Calendar Spreads Tutorial
On a calendar spread, the goal is for the share price to move higher but not higher (or lower of you are doing puts) than the strike price of the later expiration. That allows the earlier expiration to expire worthless.
Our rationale –
to make money from the difference in delta (change over time as derived from the strike price) and theta (time value decay)
to allow the short option (the one we sold) to expire worthless and leaving us with the long option at a much-reduced cost.
We can then sell another option against our long option to reduce our cost further or hold it straight long
to reduce the cost of the total trade thereby managing our cash prudently while enjoying a good and possibly great upside.
To execute a calendar spread, you must buy a call and sell a call option against it or buy a put and sell a put option against it – that is for ALL spreads.
So, when do I use a calendar spread?
For Short term trades, I use it for earnings.
For long term trades, I use it for positioning stocks that are usually expensive but ones I think can really move over time.
Here is an example. I will use BA:
I think BA will eclipse the $200 level over the next couple of years but if I were to buy BA it would cost me $146 per share. For 1000 shares, that would cost me $146,000 – no thanks.
I could buy BA at the money LEAPS that expire in Jan 2024 LEAP calls for $33 but that would set me back $33,000 – no thanks again.
Since I think BA is going much higher, I would engage a 2025/2024 calendar spread using a higher strike price.
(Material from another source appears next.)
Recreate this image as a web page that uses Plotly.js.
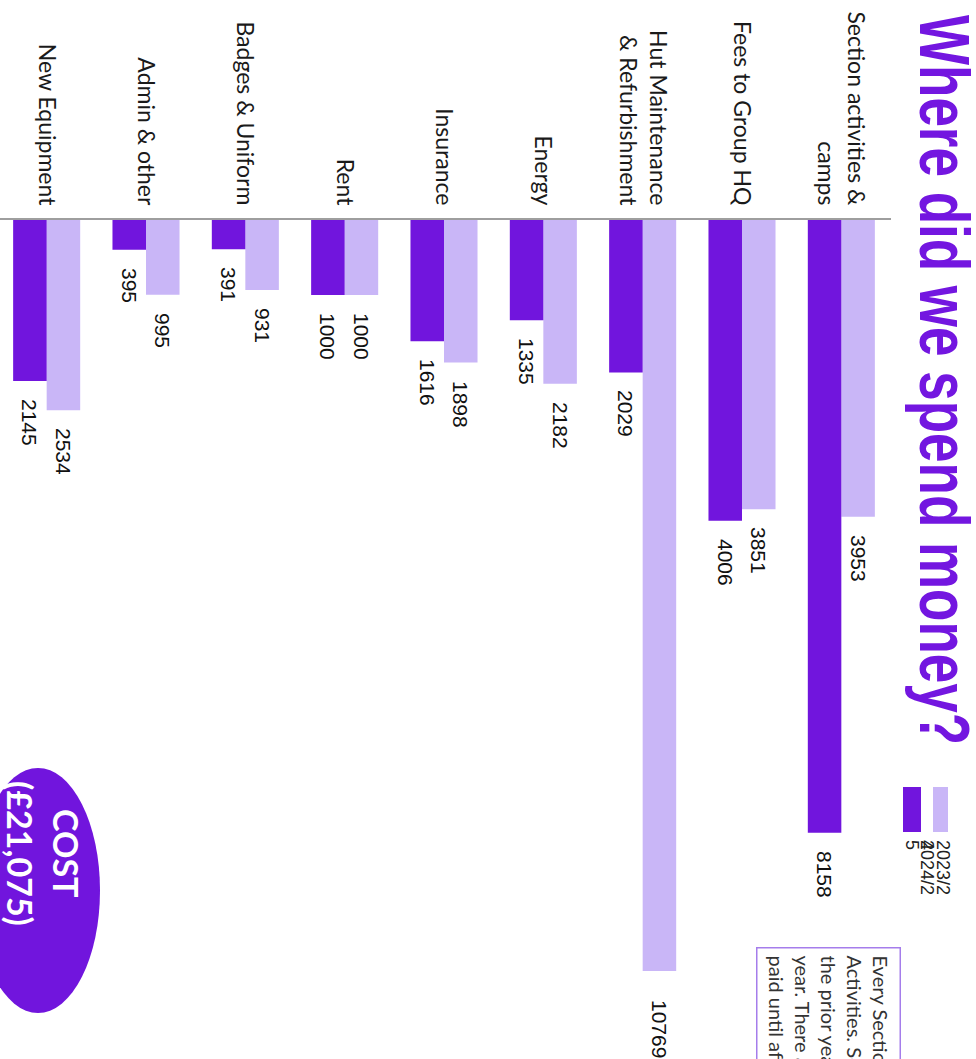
<!DOCTYPE html>
<html>
<head>
<meta charset="utf-8">
<script src="https://cdn.plot.ly/plotly-3.0.1.min.js"></script>
<style>
html,body{margin:0;padding:0;width:976px;height:1059px;overflow:hidden;background:#ffffff;}
#chart{position:absolute;left:0;top:0;width:1059px;height:1000px;transform-origin:0 0;transform:translateX(976px) rotate(90deg);}
</style>
</head>
<body>
<div id="chart"></div>
<script>
// ---- data ----
const categories = ['Section activities &<br>camps', 'Fees to Group HQ', 'Hut Maintenance<br>& Refurbishment', 'Energy', 'Insurance', 'Rent', 'Badges & Uniform', 'Admin & other', 'New Equipment'];
const values2023 = [3953, 3851, 10769, 2182, 1898, 1000, 931, 995, 2534];
const values2024 = [8158, 4006, 2029, 1335, 1616, 1000, 391, 395, 2145];
const seriesNames = ['2023/24', '2024/25'];
const titleText = 'Where did we spend money?';
const noteLines = ['Every Section is given a budget for', 'Activities. Some costs were paid in', 'the prior year for activities this', 'year. There are also costs not yet', 'paid until after the year end.'];
const costLabel = ['COST', '(£21,075)'];
const valueMax = 10000;

// ---- layout constants (unrotated chart; the page turns it 90deg) ----
const W = 1059, H = 1000;
const M = {l: 220, r: 88, t: 85, b: 21};
const PW = W - M.l - M.r, PH = H - M.t - M.b;
const px2x = ox => (ox - M.l) / PW;
const px2y = oy => 1 - (oy - M.t) / PH;
const darkPurple = '#7115DD';
const lightPurple = '#C9B6F7';
const bargap = 0.325;
const titleSize = 53, titleBaseline = 56, titleStretch = 1.32;

const traces = [
  {type: 'bar', orientation: 'h', name: seriesNames[0], x: values2023, y: categories,
   marker: {color: lightPurple}, textposition: 'none', hoverinfo: 'x'},
  {type: 'bar', orientation: 'h', name: seriesNames[1], x: values2024, y: categories,
   marker: {color: darkPurple}, textposition: 'none', hoverinfo: 'x'}
];

const annotations = [];
const labelFont = {family: 'Liberation Sans, Arial, sans-serif', size: 21, color: '#111111'};
[values2023, values2024].forEach((vals, t) => {
  const off = (t === 0 ? -1 : 1) * (1 - bargap) / 4;
  vals.forEach((v, i) => {
    const over = v > valueMax;
    annotations.push({
      x: Math.min(v, valueMax), y: i + off, xref: 'x', yref: 'y',
      text: String(v), showarrow: false, xanchor: 'left', yanchor: 'middle',
      xshift: over ? 27 : 16, font: labelFont
    });
  });
});

// legend (drawn by hand to match the wrapped legend text)
const legFont = {family: 'Liberation Sans, Arial, sans-serif', size: 18, color: '#222222'};
const shapes = [
  {type: 'rect', xref: 'paper', yref: 'paper', x0: px2x(787), x1: px2x(832), y0: px2y(28), y1: px2y(43), fillcolor: lightPurple, line: {width: 0}},
  {type: 'rect', xref: 'paper', yref: 'paper', x0: px2x(787), x1: px2x(832), y0: px2y(55), y1: px2y(73), fillcolor: darkPurple, line: {width: 0}},
  {type: 'circle', xref: 'paper', yref: 'paper', x0: px2x(768), x1: px2x(1013), y0: px2y(876), y1: px2y(1000), fillcolor: darkPurple, line: {width: 0}}
];
const legendPieces = [
  [seriesNames[0].slice(0, 6), 33], [seriesNames[0].slice(6), 49],
  [seriesNames[1].slice(0, 6), 49], [seriesNames[1].slice(6), 64]
];
legendPieces.forEach(([txt, oy]) => {
  annotations.push({xref: 'paper', yref: 'paper', x: px2x(838), y: px2y(oy), xanchor: 'left', yanchor: 'middle',
    text: txt, showarrow: false, font: legFont});
});

// note box
annotations.push({xref: 'paper', yref: 'paper', x: px2x(947), y: px2y(75), xanchor: 'left', yanchor: 'top',
  text: noteLines.join('<br>'), align: 'left', showarrow: false, bordercolor: '#A57DEB', borderwidth: 1.5,
  borderpad: 7, bgcolor: 'rgba(255,255,255,0)', font: {family: 'Lato, sans-serif', size: 20, color: '#333333'}});

// cost bubble text (two lines, tight spacing as in the reference)
const costFont = {family: 'Lato, sans-serif', size: 34, color: '#ffffff', weight: 'bold'};
[[costLabel[0], 909], [costLabel[1], 955]].forEach(([txt, oy]) => {
  annotations.push({xref: 'paper', yref: 'paper', x: px2x(853), y: px2y(oy), xanchor: 'center', yanchor: 'middle',
    text: txt, showarrow: false, font: costFont});
});

const layout = {
  width: W, height: H,
  margin: M,
  paper_bgcolor: '#ffffff', plot_bgcolor: '#ffffff',
  showlegend: false,
  barmode: 'group', bargap: bargap, bargroupgap: 0,
  title: {text: titleText, xref: 'container', yref: 'container', x: 15 / W, xanchor: 'left',
    y: 1 - (titleBaseline - 0.7 * titleSize) / H, yanchor: 'top',
    font: {family: 'Liberation Sans, Arial, sans-serif', size: titleSize, color: '#7316E0', weight: 'bold'}},
  xaxis: {range: [0, valueMax], visible: false, fixedrange: true},
  yaxis: {type: 'category', autorange: 'reversed', showline: true, linecolor: '#9E9E9E', linewidth: 2,
    ticks: '', showgrid: false, zeroline: false, ticklabelstandoff: 8,
    tickfont: {family: 'Lato, sans-serif', size: 23, color: '#1A1A1A'}},
  shapes: shapes,
  annotations: annotations
};

Plotly.newPlot('chart', traces, layout, {staticPlot: true, displayModeBar: false}).then(gd => {
  // the reference title is drawn in a tall face: stretch it vertically about its baseline
  const g = gd.querySelector('.g-gtitle');
  if (g) g.setAttribute('transform', `matrix(1,0,0,${titleStretch},0,${titleBaseline * (1 - titleStretch)})`);
});
</script>
</body>
</html>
The rationale here is that I have 2 years for the play to work out but i really don’t want it to work out until year 2
I would buy the Jan 2025 $200 calls and against them I would sell the Jan 2024 $200 calls.
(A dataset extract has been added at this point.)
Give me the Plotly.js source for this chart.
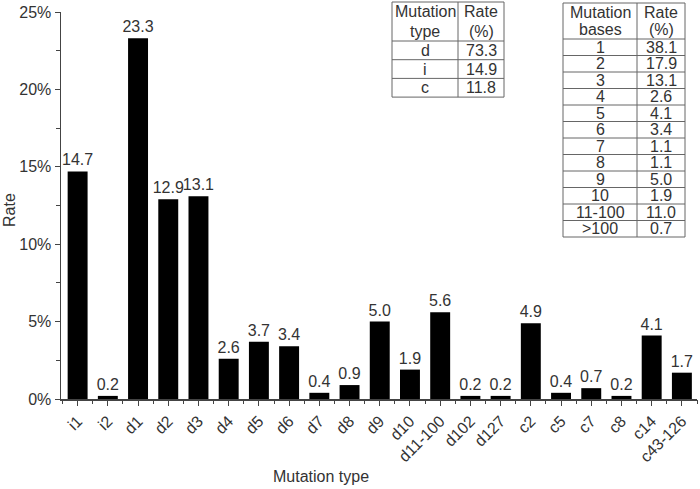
<!DOCTYPE html>
<html>
<head>
<meta charset="utf-8">
<script src="https://cdn.plot.ly/plotly-3.0.1.min.js"></script>
<style>html,body{margin:0;padding:0;background:#fff;}#chart{width:700px;height:489px;}</style>
</head>
<body>
<div id="chart"></div>
<script>
// ---- data ----
const categories = ["i1","i2","d1","d2","d3","d4","d5","d6","d7","d8","d9","d10","d11-100","d102","d127","c2","c5","c7","c8","c14","c43-126"];
const rates = [14.7,0.2,23.3,12.9,13.1,2.6,3.7,3.4,0.4,0.9,5.0,1.9,5.6,0.2,0.2,4.9,0.4,0.7,0.2,4.1,1.7];

const typeHeader = ["Mutation", "type"];
const typeRateHeader = ["Rate", "(%)"];
const typeLabels = ["d","i","c"];
const typeRates = ["73.3","14.9","11.8"];

const basesHeader = ["Mutation", "bases"];
const basesRateHeader = ["Rate", "(%)"];
const basesLabels = ["1","2","3","4","5","6","7","8","9","10","11-100",">100"];
const basesRates = ["38.1","17.9","13.1","2.6","4.1","3.4","1.1","1.1","5.0","1.9","11.0","0.7"];

// ---- layout helpers ----
const W = 700, H = 489;
const M = {l: 61, r: 3, t: 12, b: 90};
const PW = W - M.l - M.r, PH = H - M.t - M.b;
const px = x => (x - M.l) / PW;
const py = y => (H - M.b - y) / PH;
const FONT = "Liberation Sans, Arial, sans-serif";
const TXT = "#333";
const LINE = "#666";

const shapes = [];
const annotations = [];

function addTable(x0, xm, x1, yTop, yHead, rowH, hdrL, hdrR, colL, colR) {
  const nRows = colL.length;
  const yBot = yHead + rowH * nRows;
  shapes.push({type: "rect", xref: "paper", yref: "paper", x0: px(x0), x1: px(x1), y0: py(yBot), y1: py(yTop), line: {color: LINE, width: 1}, fillcolor: "#fff", layer: "above"});
  shapes.push({type: "line", xref: "paper", yref: "paper", x0: px(xm), x1: px(xm), y0: py(yBot), y1: py(yTop), line: {color: LINE, width: 1}, layer: "above"});
  for (let i = 0; i < nRows; i++) {
    const y = yHead + rowH * i;
    shapes.push({type: "line", xref: "paper", yref: "paper", x0: px(x0), x1: px(x1), y0: py(y), y1: py(y), line: {color: LINE, width: 1}, layer: "above"});
  }
  const cL = (x0 + xm) / 2, cR = (xm + x1) / 2;
  const hh = (yHead - yTop) / 2;
  [0, 1].forEach(k => {
    const yc = yTop + hh * (k + 0.5);
    annotations.push({xref: "paper", yref: "paper", x: px(cL), y: py(yc), text: hdrL[k], showarrow: false, xanchor: "center", yanchor: "middle", font: {family: FONT, size: 16, color: TXT}});
    annotations.push({xref: "paper", yref: "paper", x: px(cR), y: py(yc), text: hdrR[k], showarrow: false, xanchor: "center", yanchor: "middle", font: {family: FONT, size: 16, color: TXT}});
  });
  for (let i = 0; i < nRows; i++) {
    const yc = yHead + rowH * (i + 0.5);
    annotations.push({xref: "paper", yref: "paper", x: px(cL), y: py(yc), text: colL[i], showarrow: false, xanchor: "center", yanchor: "middle", font: {family: FONT, size: 16, color: TXT}});
    annotations.push({xref: "paper", yref: "paper", x: px(cR), y: py(yc), text: colR[i], showarrow: false, xanchor: "center", yanchor: "middle", font: {family: FONT, size: 16, color: TXT}});
  }
}

addTable(392, 458, 504, 2, 41, 18.7, typeHeader, typeRateHeader, typeLabels, typeRates);
addTable(563, 637, 685, 3, 39, 16.5, basesHeader, basesRateHeader, basesLabels, basesRates);

annotations.push({xref: "paper", yref: "paper", x: px(321), y: py(476), text: "Mutation type", showarrow: false, xanchor: "center", yanchor: "middle", font: {family: FONT, size: 16, color: TXT}});
annotations.push({xref: "paper", yref: "paper", x: px(9), y: py(210), text: "Rate", textangle: -90, showarrow: false, xanchor: "center", yanchor: "middle", font: {family: FONT, size: 16, color: TXT}});

const traces = [
  {
    type: "bar", x: categories, y: rates,
    text: rates.map(v => v.toFixed(1)), textposition: "outside", cliponaxis: false,
    constraintext: "none",
    textfont: {family: FONT, size: 16, color: TXT},
    marker: {color: "#000", line: {width: 0}}, width: 0.66, hoverinfo: "skip"
  },
  {
    type: "scatter", mode: "markers", x: categories, y: rates.map(() => 0),
    xaxis: "x2", yaxis: "y", marker: {opacity: 0}, hoverinfo: "skip", showlegend: false
  }
];

const layout = {
  width: W, height: H,
  margin: M,
  paper_bgcolor: "#fff", plot_bgcolor: "#fff",
  showlegend: false,
  font: {family: FONT, size: 16, color: TXT},
  xaxis: {
    type: "category", categoryorder: "array", categoryarray: categories,
    range: [-0.55, categories.length - 0.5],
    showline: true, linecolor: "#444", linewidth: 1.5,
    ticks: "outside", ticklen: 5, tickcolor: "#444", tickwidth: 1,
    tickangle: -45, tickfont: {family: FONT, size: 16, color: TXT},
    showgrid: false, zeroline: false, fixedrange: true
  },
  xaxis2: {
    type: "category", overlaying: "x", matches: "x", side: "bottom",
    categoryorder: "array", categoryarray: categories,
    tickson: "boundaries", ticks: "outside", ticklen: 4, tickcolor: "#444", tickwidth: 1,
    showticklabels: false, showline: false, showgrid: false, zeroline: false
  },
  yaxis: {
    range: [0, 25], dtick: 5, ticksuffix: "%",
    showline: true, linecolor: "#444", linewidth: 1.5,
    ticks: "outside", ticklen: 5, tickcolor: "#444", tickwidth: 1,
    minor: {dtick: 2.5, ticks: "outside", ticklen: 4, tickcolor: "#444", showgrid: false},
    tickfont: {family: FONT, size: 16, color: TXT},
    showgrid: false, zeroline: false, fixedrange: true
  },
  shapes: shapes,
  annotations: annotations
};

Plotly.newPlot("chart", traces, layout, {displayModeBar: false, staticPlot: true});
</script>
</body>
</html>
The 2025 calls are $24 and the 2024 calls are $14. So If I buy the Jan 2025 and sell the Jan 2024 ($200 strike) my cost is now $14 +/- or $10000 – less than 10% of what I would spend on the stock.
If BA were to head higher the 2025 long calls would gain more than the 2024 short calls since they have much more time left
If BA stayed where it is, the 2024 calls would expire worthless and I would still have a year left on the 2025 calls and my cost would be $14.
Now, I have the opportunity to sell more calls going into 2025 at a higher strike to reduce my cost further and increase my upside.
Let’s say BA moves higher, over $200 in 2023.
I would still make money as the time value and expectation of the later expiring 2025 calls would pick up more value. I could buy back the 2024 calls and re-sell higher strike 2025 calls to convert to a vertical spread at any time. It is nearly impossible for the 2024 calls to exceed the value of the 2025 calls
The downside is that BA does not go anywhere for the next two years and I would lose a chunk of premium
What if BA crashed (forgive the pun)?
Well, then if I had a 25% stop-loss on the stock, I would lose $36,500. The most I can lose with the LEAP calendar spread is what I had invested – around $10,000. But, I have two years for the play to work, in case BA gets stopped out early.
On a short-term play – like TSLA for example. I can buy a call expiring in two weeks and sell the calls that expire at earnings to lower my cost. Those shorter-term options will lose all premium (except for intrinsic value) at earnings.
If my strike is higher than where the shares are at earnings, but not much higher, I get to keep them for another week – the key is that I will have reduced my cost substantially and thereby also reduced my dollars at risk.